Disappointed, I briefly wallow in my sorrows, then move on to my next BTS destination.
60 Gye Chicken
If you’ve seen Jungkook’s Weverse live from February 2023, where he ordered the Kekeke (ㅋㅋㅋ) fried chicken from 60 Gye Chicken, you’ll understand why this place is a must for any ARMY or fried chicken fanatic. It is a chain restaurant, so I use Naver Maps to locate the closest branch. With the restaurant full of customers, I order takeout for this evening’s dinner. I get the smallest portion of Kekeke chicken, perfect for a solo traveler at $11.50 for about 12 pieces (which I eat over two meals). After a 30-minute wait for my order and 15-minute taxi ride back to the hotel, I can tell you it was well worth the wait!

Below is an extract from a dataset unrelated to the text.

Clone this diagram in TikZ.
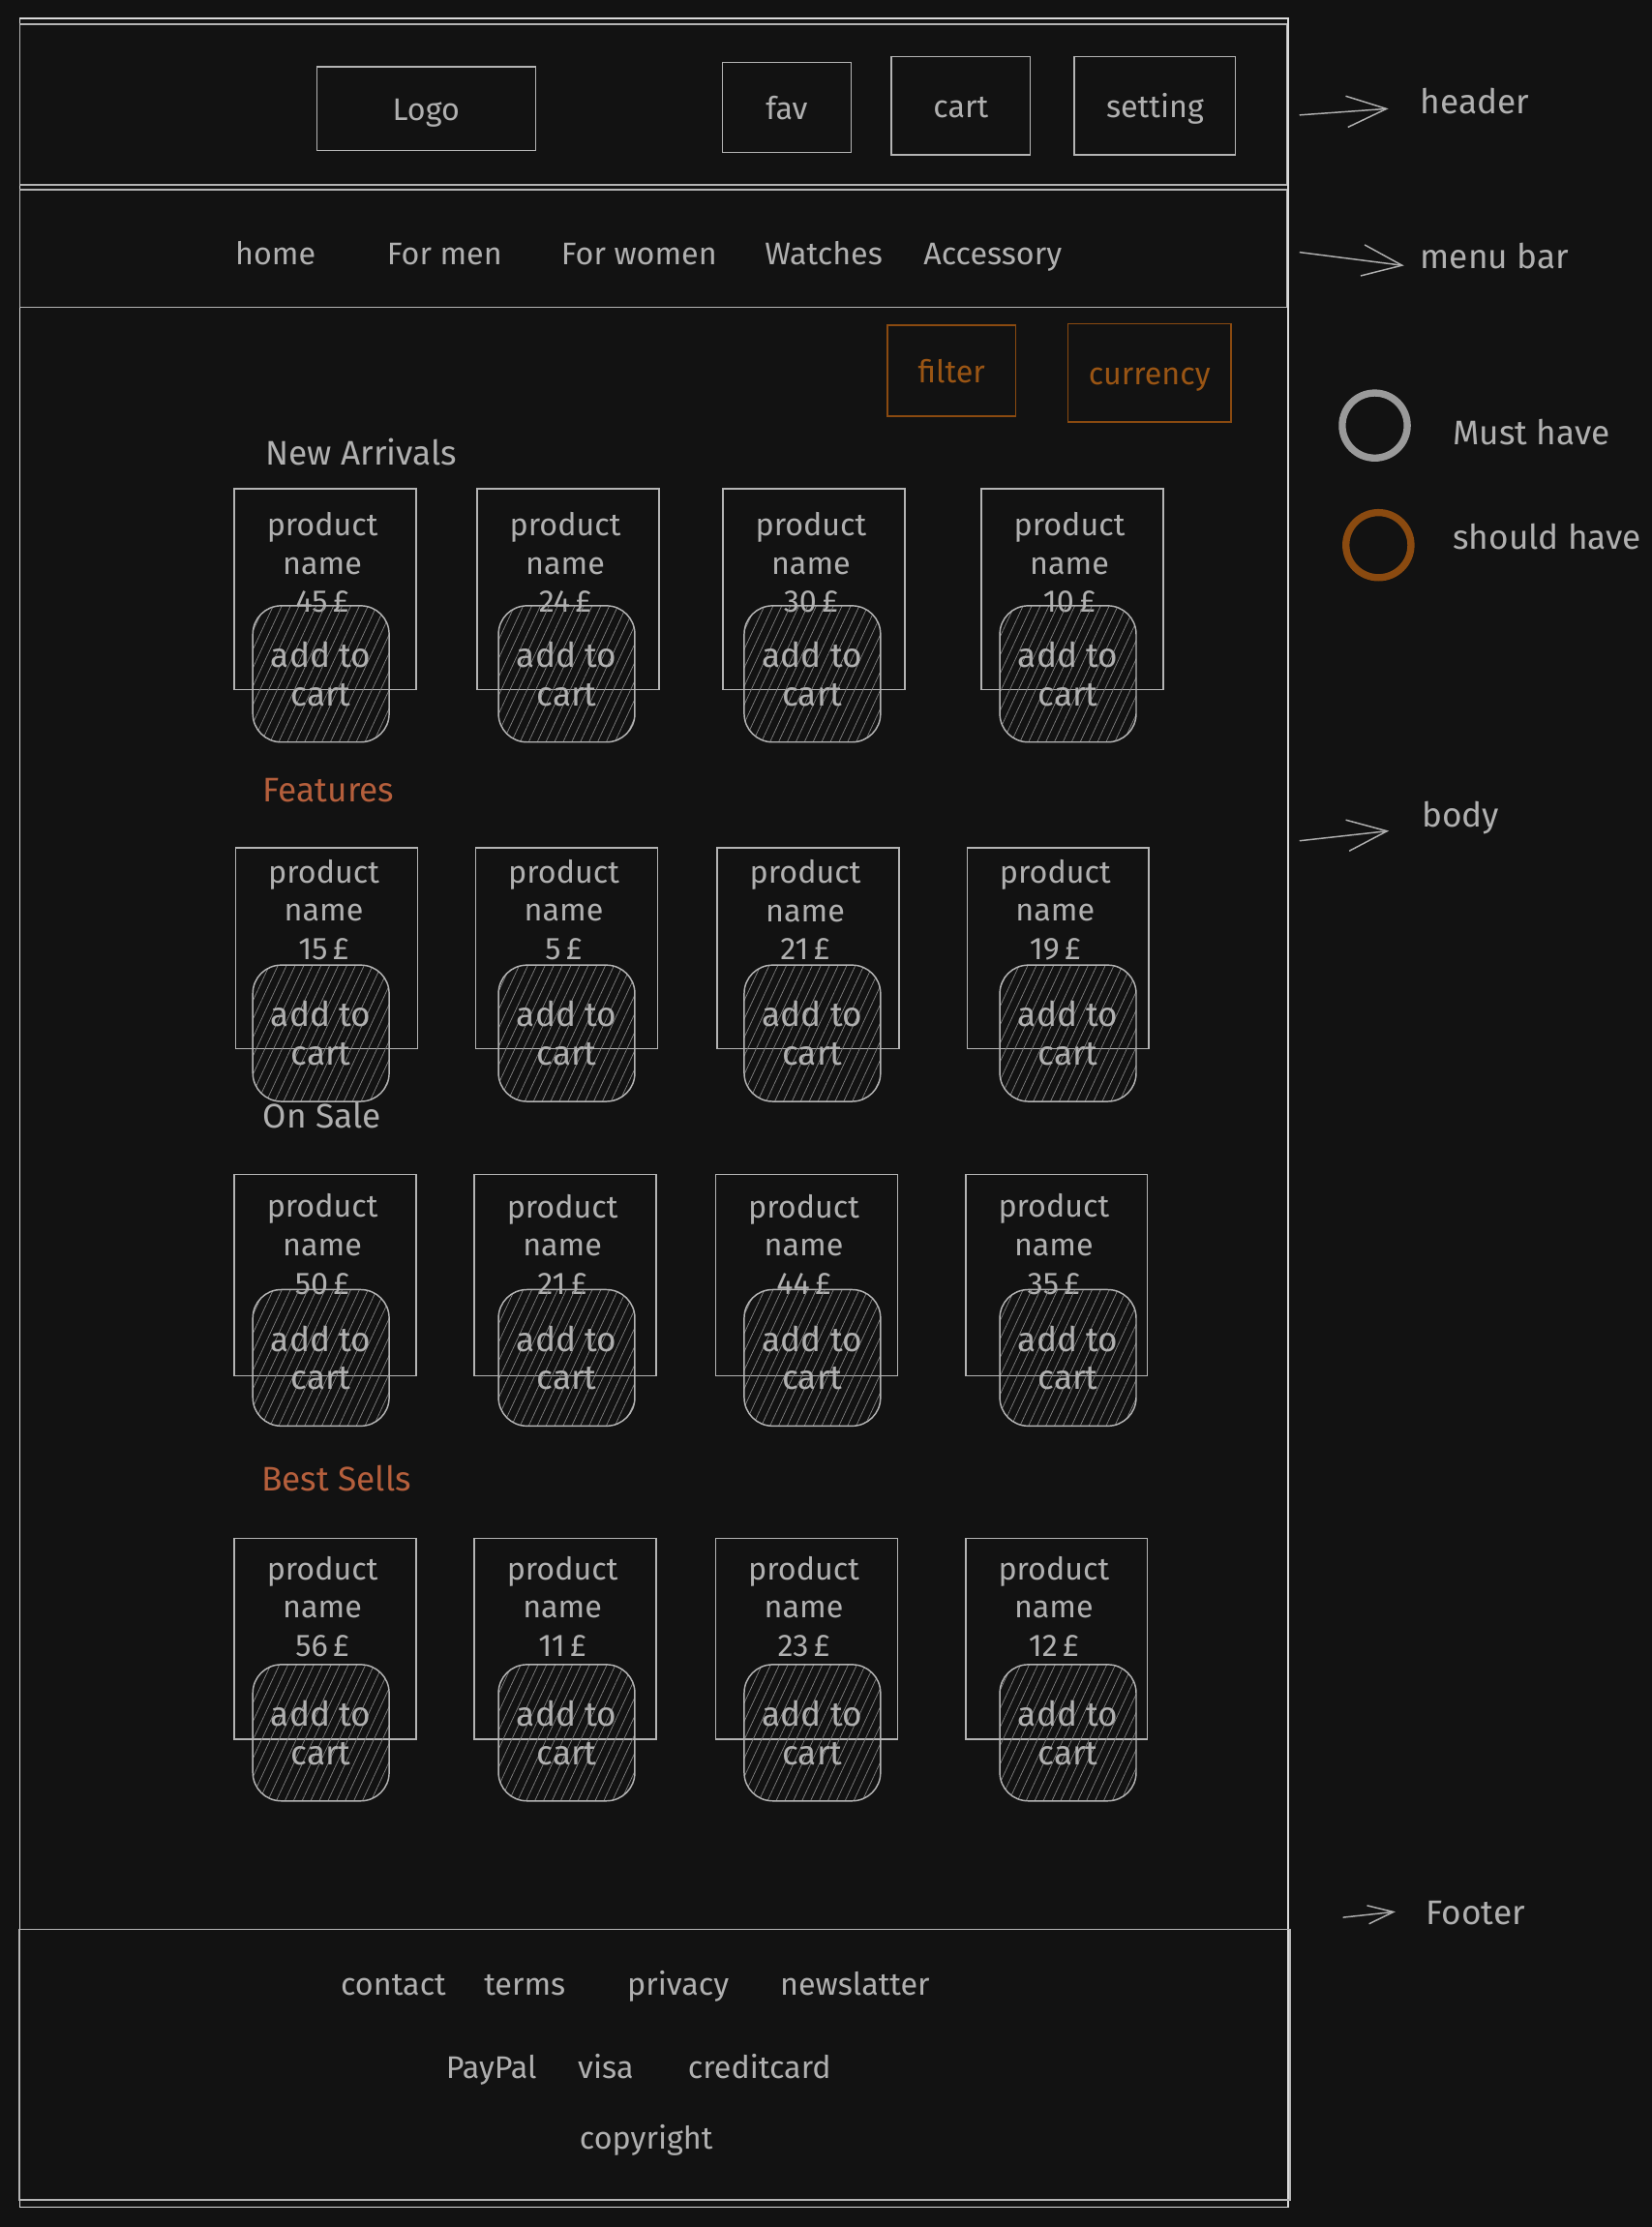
\documentclass[tikz,border=0pt]{standalone}
\usepackage{fontspec}
\setmainfont{Fira Sans}
\usetikzlibrary{arrows.meta,patterns.meta}
\definecolor{bg}{HTML}{121212}
\definecolor{framecol}{HTML}{DADADA}
\definecolor{line}{HTML}{B4B4B4}
\definecolor{ink}{HTML}{B0B0B0}
\definecolor{hatch}{HTML}{808080}
\definecolor{should}{HTML}{8A4A10}
\definecolor{shouldtxt}{HTML}{9A5514}
\definecolor{accent}{HTML}{B55F3C}
\definecolor{musthave}{HTML}{9A9A9A}
\begin{document}
\begin{tikzpicture}[x=1pt,y=-1pt,
  txt/.style={text=ink,inner sep=0pt,align=center,font=\fontsize{22}{27}\selectfont},
  word/.style={txt,text height=19pt,text depth=2pt},
  box/.style={draw=line,line width=1pt,inner sep=0pt},
  card/.style={box,minimum width=128pt,minimum height=141.5pt},
  btn/.style={box,txt,minimum width=96pt,minimum height=96pt,rounded corners=20pt,
    pattern={Lines[angle=65,distance=5.5pt,line width=0.5pt]},pattern color=hatch,
    font=\fontsize{24}{27}\selectfont},
  title/.style={word,anchor=west,font=\fontsize{24}{27}\selectfont},
  dot/.style={circle,line width=5pt,minimum size=45.8pt,inner sep=0pt},
  pointer/.style={draw=ink,line width=1pt,-{Straight Barb[length=28pt,width=22pt]}}]
\fill[bg] (0,0) rectangle (1163,1568);
\useasboundingbox (0,0) rectangle (1163,1568);
\node[box,draw=framecol,minimum width=893pt,minimum height=1541pt] (page) at (460.5,783.5) {};
\node[box,minimum width=892pt,minimum height=113pt] (header) at (460,73.5) {};
\node[box,word,minimum width=154pt,minimum height=59pt] (logo) at (300,76.5) {Logo};
\node[box,word,minimum width=90.5pt,minimum height=63.5pt] (fav) at (554,75.75) {fav};
\node[box,word,minimum width=98pt,minimum height=69pt] (cart) at (676.5,74.5) {cart};
\node[box,word,minimum width=113.5pt,minimum height=69pt] (setting) at (813.25,74.5) {setting};
\node[box,minimum width=892pt,minimum height=83pt] (menubar) at (460,175) {};
\foreach \x/\name/\label in {194/home/home,313/men/For men,450/women/For women,580/watches/Watches,699/accessory/Accessory}
  \node[word] (\name) at (\x,178) {\label};
\node[box,word,draw=should,text=shouldtxt,minimum width=90.5pt,minimum height=64pt] (filter) at (670,261) {filter};
\node[box,word,draw=should,text=shouldtxt,minimum width=114.7pt,minimum height=69pt] (currency) at (809.4,262.5) {currency};
\node[title] (newarrivals) at (187,319) {New Arrivals};
\node[title,text=accent] (features) at (185,555.8) {Features};
\node[title] (onsale) at (185,785.4) {On Sale};
\node[title,text=accent] (bestsells) at (184,1041) {Best Sells};
\foreach \r/\top/\dy/\by/\cards in {1/344/25/82.5/{165/45/178,336/24/351,509/30/524,691/10/704},
  2/597/16.5/82.5/{166/15/178,335/5/351,505/21/524,681/19/704},
  3/827/22/81/{165/50/178,334/21/351,504/44/524,680/35/704},
  4/1083/21/89/{165/56/178,334/11/351,504/23/524,680/12/704}}
  \foreach \x/\p/\bx [count=\k] in \cards {
    \node[card] (card-\r-\k) at (\x+64,\top+70.75) {};
    \node[txt] (info-\r-\k) at (\x+62,\top+\dy+27) {product\\name\\\p\,£};
    \node[btn] (btn-\r-\k) at (\bx+48,\top+\by+48) {add to\\cart};
  }
\node[box,minimum width=895pt,minimum height=190.5pt] (footer) at (461,1453.75) {};
\foreach \x/\y/\name/\label in {277/1396.6/contact/contact,369.5/1396.6/terms/terms,477.5/1396.6/privacy/privacy,602/1396.6/newsletter/newslatter,
  346/1454.6/paypal/PayPal,426.5/1454.6/visa/visa,534.75/1454.6/creditcard/creditcard,455/1504.5/copyright/copyright}
  \node[word] (\name) at (\x,\y) {\label};
\node[dot,draw=musthave] (must) at (968,299.6) {};
\node[dot,draw=should] (shouldhave) at (970.6,383.8) {};
\node[title] (mustlbl) at (1023,304.5) {Must have};
\node[title] (shouldlbl) at (1023,378) {should have};
\node[title] (headerlbl) at (1000,71.5) {header};
\node[title] (menulbl) at (1000,180.6) {menu bar};
\node[title] (bodylbl) at (1001,574) {body};
\node[title] (footerlbl) at (1004,1346.7) {Footer};
\coordinate (headertail) at (915,81);
\coordinate (menutail) at (915,177.6);
\coordinate (bodytail) at (915,592);
\coordinate (footertail) at (945.6,1350);
\draw[pointer] (headertail) -- ([shift={(-22.4,5)}]headerlbl.west);
\draw[pointer] (menutail) -- ([shift={(-11.4,6.4)}]menulbl.west);
\draw[pointer] (bodytail) -- ([shift={(-23,11)}]bodylbl.west);
\draw[pointer,-{Straight Barb[length=18pt,width=13pt]}] (footertail) -- ([shift={(-21.4,-0.7)}]footerlbl.west);
\end{tikzpicture}
\end{document}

The fried chicken is mouthwateringly delectable and packed with an immense amount of flavor and crunch. However, the corn mayo and kekeke sauce take it to a whole ‘nother level. The corn mayo tastes of a popcorn cream, while the lighter, garlicky kekeke sauce cuts the fried unctuousness of the chicken. This is truly the most memorable meal of my trip. When Jungkook sings, “You are the cause of my euphoria,” I truly believe he is singing about the Kekeke chicken at 60 Gye Chicken.
60 Gye Chicken, @60chicken
Whether you love BTS or just love food, these places will satisfy your palate. And as ARMY, there is no better way to enjoy a trip to South Korea than by reveling in a meal while in the very same places where “seven normal boys from Korea,” as RM likes to say, lived, worked and ate.
A truly unique and rewarding experience.